Fast-forward a few years: I can’t read music anymore nor can I play the guitar. Everything I learned at that time is completely lost to me now. Although I want to believe that my subconscious will pick it up quite fast once I refocus upon that skill, I can’t prove it nor do I want to try it out. Because for me it ain’t worth it anymore. It is painful to admit that everything I once put much time, money and effort into, I completely missed memorizing a thing. And it’s quite embarrassing to come across a guitar and know I can’t play anything at all. On the other hand, I am very grateful it gave me the right distraction I needed at that time.

Today I look at this beautiful crafted peace of art and it pains me to let go of it.

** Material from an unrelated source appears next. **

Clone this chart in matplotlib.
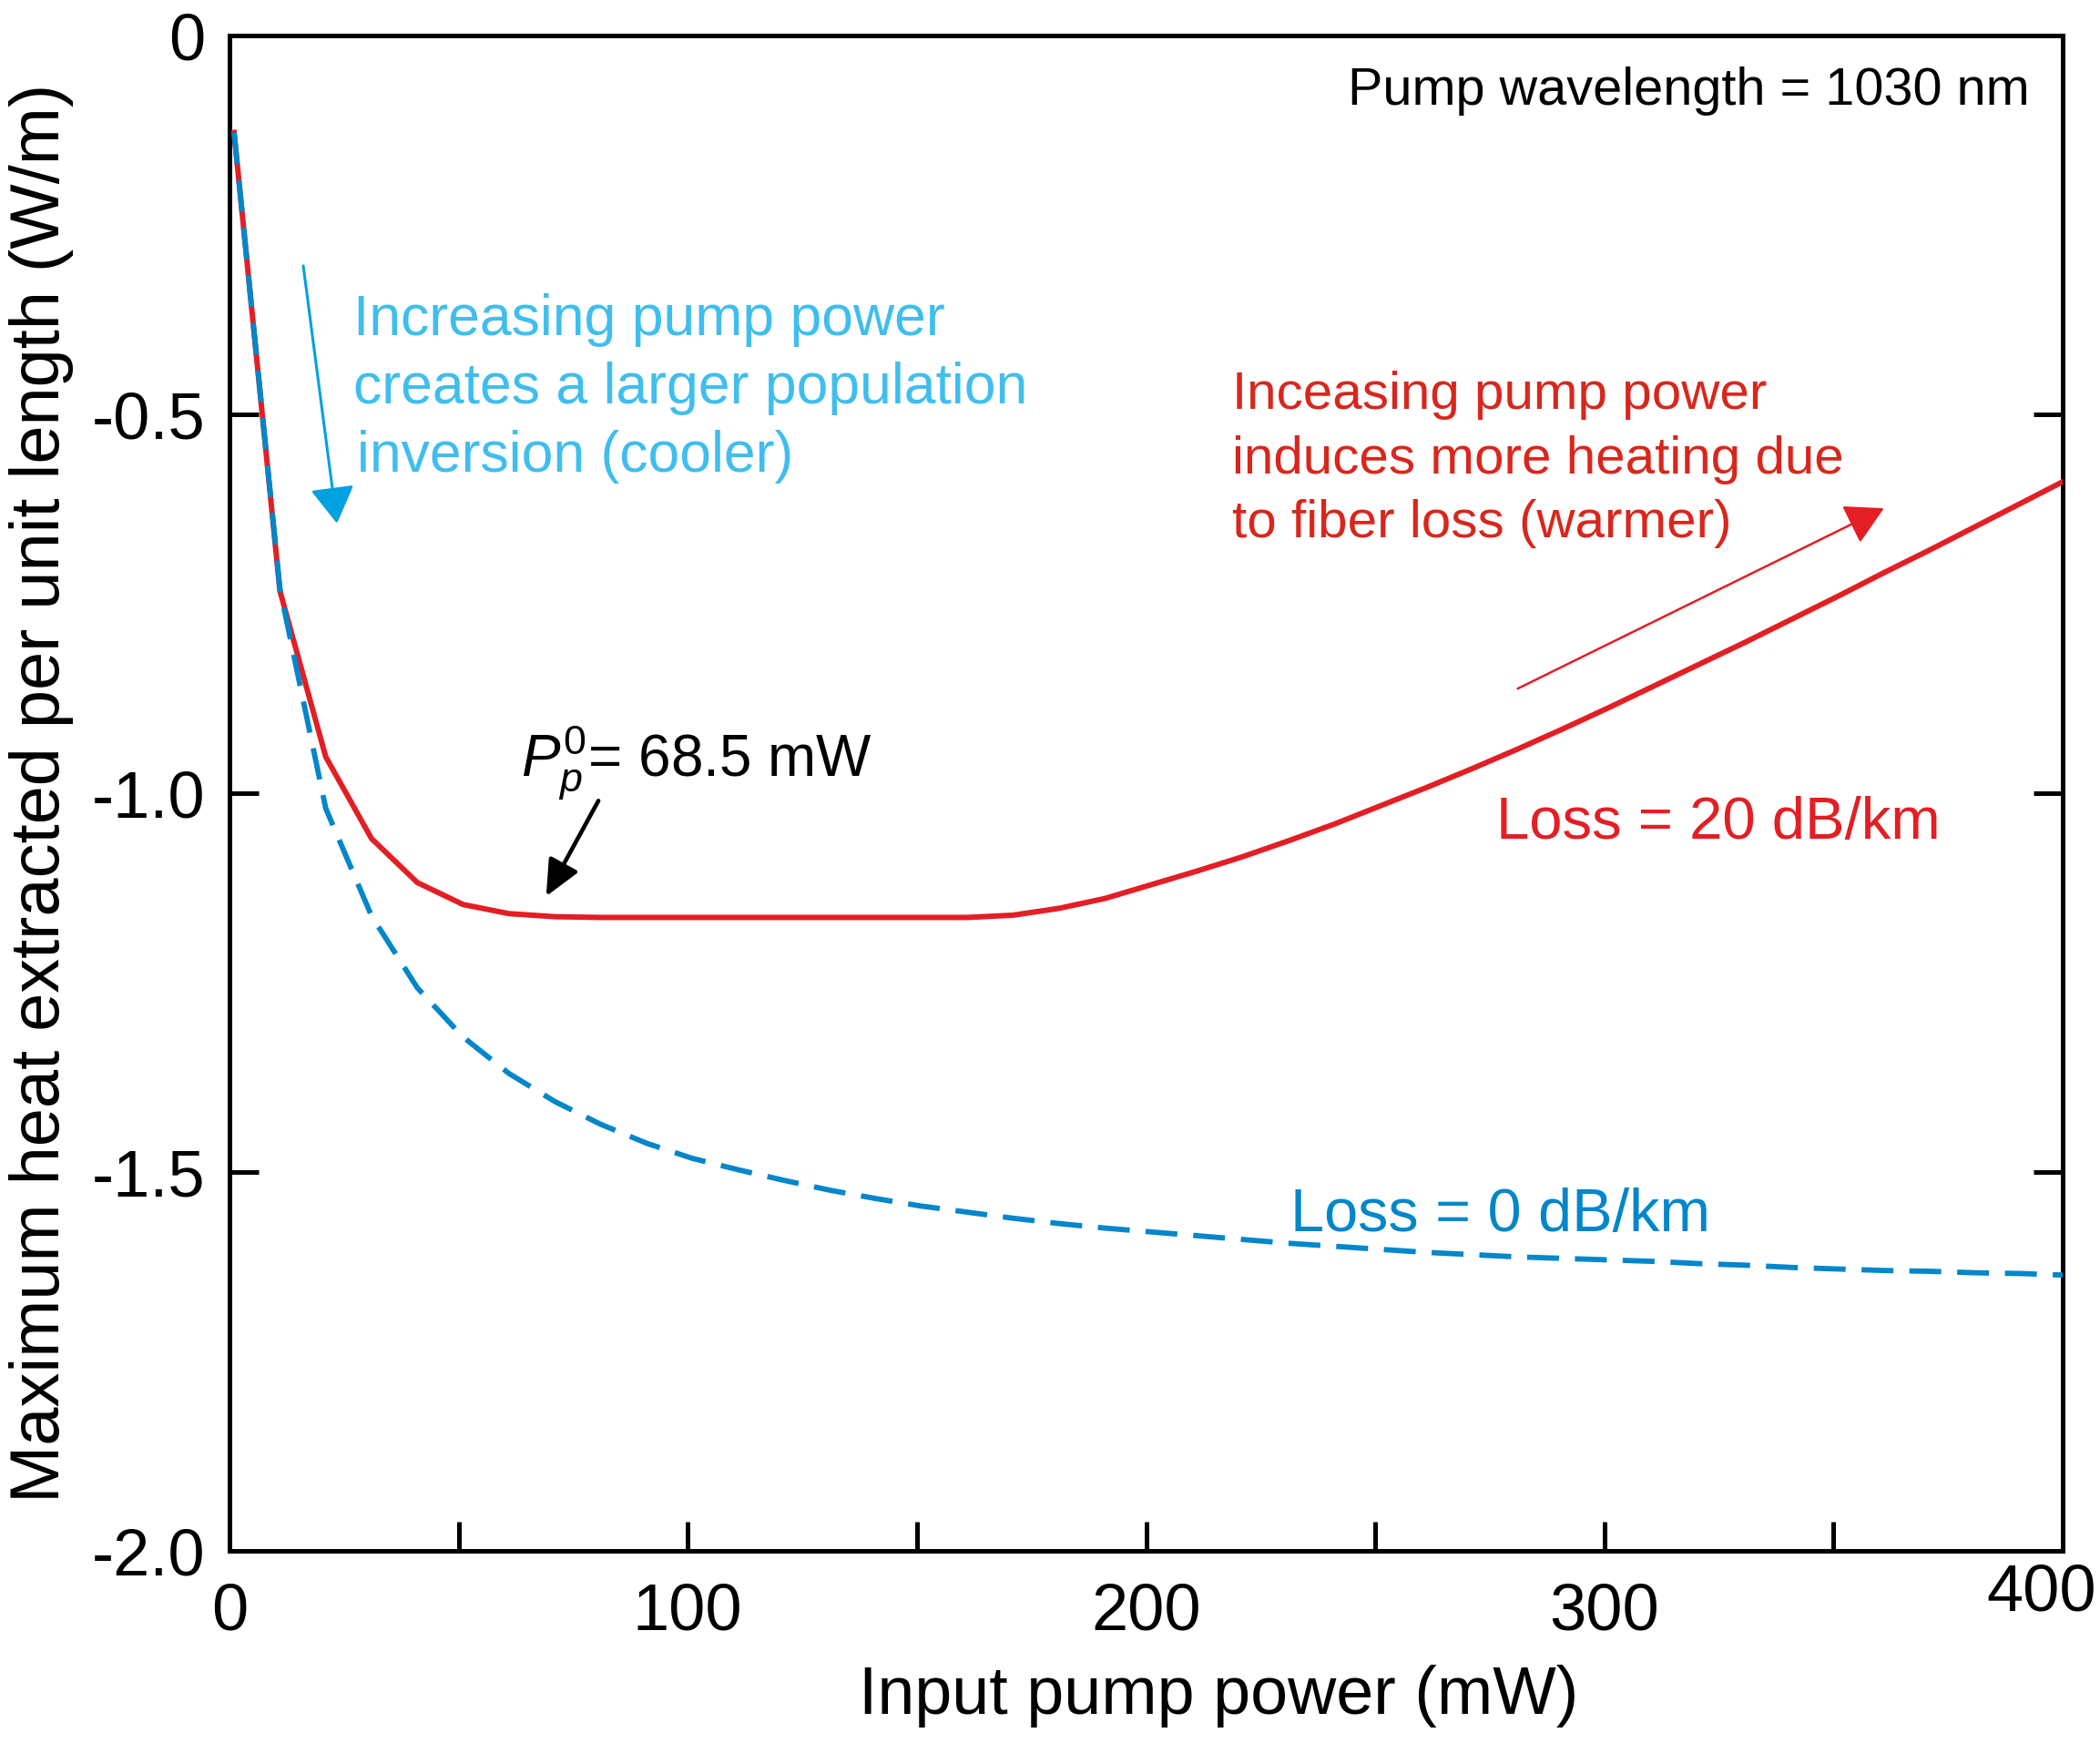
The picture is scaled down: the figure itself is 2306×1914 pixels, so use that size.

And every time I decide put the guitar somewhere else away, it procures a small wonderful warm tone that leaves me feeling quite sad about the person I once was. Honestly I know I’m not interested in learning how to play the guitar anymore.

But I can only separate with this item if I can get some money from instead, hopefully meet the new owner in person, exchange the goods, and for me it means I can invest that money in a hobby that is relevant for me today, instead of holding on to the past.